🤖 AI Summary
This study systematically investigates the limitations of large language models in systematic generalization, with a focus on their performance under unseen spatial structures and extended reasoning paths. To this end, the authors introduce a controllable synthetic benchmark based on shortest-path planning that effectively disentangles confounding factors such as training data coverage, learning paradigms, and inference strategies. Experimental results demonstrate that while models generalize well across spatial configurations, they consistently fail to scale to longer reasoning sequences. The upper bound of generalization is dictated by the extent of sequence lengths observed during training; reinforcement learning improves stability but cannot surpass this bound, and test-time scaling fails to remedy the length generalization gap. The findings reveal that this failure stems from inherent instability in recursive reasoning, rather than deficiencies in data or training methodology.
📝 Abstract
Whether language models can systematically generalize remains actively debated. Yet empirical performance is jointly shaped by multiple factors such as training data, training paradigms, and inference-time strategies, making failures difficult to interpret. We introduce a controlled synthetic environment based on shortest-path planning, a canonical composable sequential optimization problem.

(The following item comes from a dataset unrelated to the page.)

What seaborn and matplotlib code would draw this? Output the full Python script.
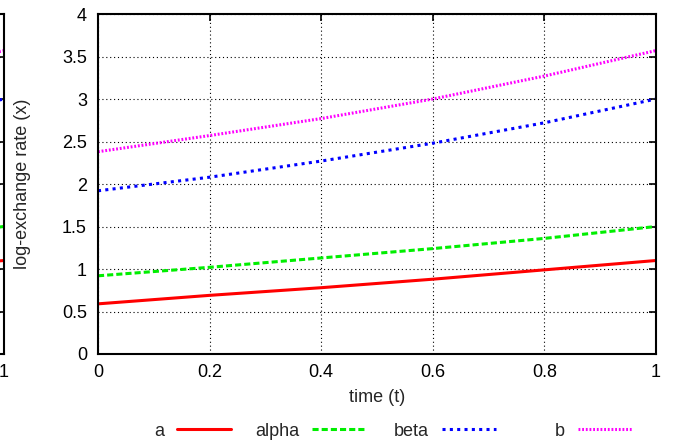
import pandas as pd
import matplotlib
matplotlib.use("Agg")
import matplotlib.pyplot as plt
import seaborn as sns

# values
t = [0.0, 0.2, 0.4, 0.6, 0.8, 1.0]
a = [0.59, 0.69, 0.78, 0.88, 0.99, 1.10]
alpha = [0.92, 1.02, 1.13, 1.24, 1.36, 1.50]
beta = [1.92, 2.08, 2.27, 2.48, 2.72, 3.00]
b = [2.38, 2.57, 2.77, 3.00, 3.27, 3.57]

names = ["a", "alpha", "beta", "b"]
colors = {"a": "#ff0000", "alpha": "#00ee00", "beta": "#0000ff", "b": "#ff00ff"}
dashes = {"a": "", "alpha": (2, 1), "beta": (1, 1.4), "b": (0.6, 0.6)}

df = pd.DataFrame({
    "t": t * 4,
    "value": a + alpha + beta + b,
    "series": sum([[n] * len(t) for n in names], []),
})

sns.set_style("white")
plt.rcParams["font.family"] = ["Liberation Sans", "DejaVu Sans"]
plt.rcParams["font.size"] = 13

W, H = 675, 444
fig = plt.figure(figsize=(W / 100, H / 100), dpi=100)

ax_l, ax_r, ax_t, ax_b = 98, 656, 14, 354
pos = [ax_l / W, 1 - ax_b / H, (ax_r - ax_l) / W, (ax_b - ax_t) / H]
ax = fig.add_axes(pos)
# partial copy of the same panel cut off at the left edge
ax_prev = fig.add_axes([(4 - (ax_r - ax_l)) / W, pos[1], pos[2], pos[3]])


def style_axes(axx):
    sns.lineplot(data=df, x="t", y="value", hue="series", style="series",
                 palette=colors, dashes=dashes, linewidth=2.2,
                 legend=False, ax=axx)
    axx.set_xlim(0, 1)
    axx.set_ylim(0, 4)
    axx.set_xticks([0, 0.2, 0.4, 0.6, 0.8, 1])
    axx.set_xticklabels(["0", "0.2", "0.4", "0.6", "0.8", "1"])
    axx.set_yticks([0, 0.5, 1, 1.5, 2, 2.5, 3, 3.5, 4])
    axx.set_yticklabels(["0", "0.5", "1", "1.5", "2", "2.5", "3", "3.5", "4"])
    axx.grid(True, color="black", linestyle=(0, (1, 2.5)), linewidth=0.8)
    axx.tick_params(direction="in", length=5, width=1.2, top=True, right=True,
                    labelsize=13, colors="black")
    axx.tick_params(axis="y", pad=8)
    axx.tick_params(axis="x", pad=7)
    for s in axx.spines.values():
        s.set_color("black")
        s.set_linewidth(1.5)
    axx.set_xlabel("time (t)", fontsize=13, labelpad=6)
    axx.set_ylabel("log-exchange rate (x)", fontsize=13, labelpad=22)


style_axes(ax_prev)
style_axes(ax)

# only the right edge of the previous panel is in view
ax_prev.set_xlabel("")
ax_prev.set_ylabel("")
ax_prev.set_yticklabels([])
ax_prev.set_xticklabels(["", "", "", "", "", "1"])

# legend entries below the plot: label first, then the line sample
lines = ax.get_lines()[:4]
ends = [231, 366, 496, 632]
for line, name, xe in zip(lines, names, ends):
    fig.legend(handles=[line], labels=[name], loc="center right",
               bbox_to_anchor=(xe / W, 1 - 431 / H), frameon=False,
               markerfirst=False, handlelength=3.0, handletextpad=0.7,
               borderpad=0, borderaxespad=0, fontsize=13)

fig.savefig("out.png", dpi=100)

The setup enables clean separation of these factors and supports two orthogonal axes of generalization: spatial transfer to unseen maps and length scaling to longer-horizon problems. We find that models exhibit strong spatial transfer but consistently fail under length scaling due to recursive instability. We further analyze how distinct stages of the learning pipeline influence systematic problem-solving: for example, data coverage sets capability limits; reinforcement learning improves training stability but does not expand those limits; and inference-time scaling enhances performance but cannot rescue length-scaling failures.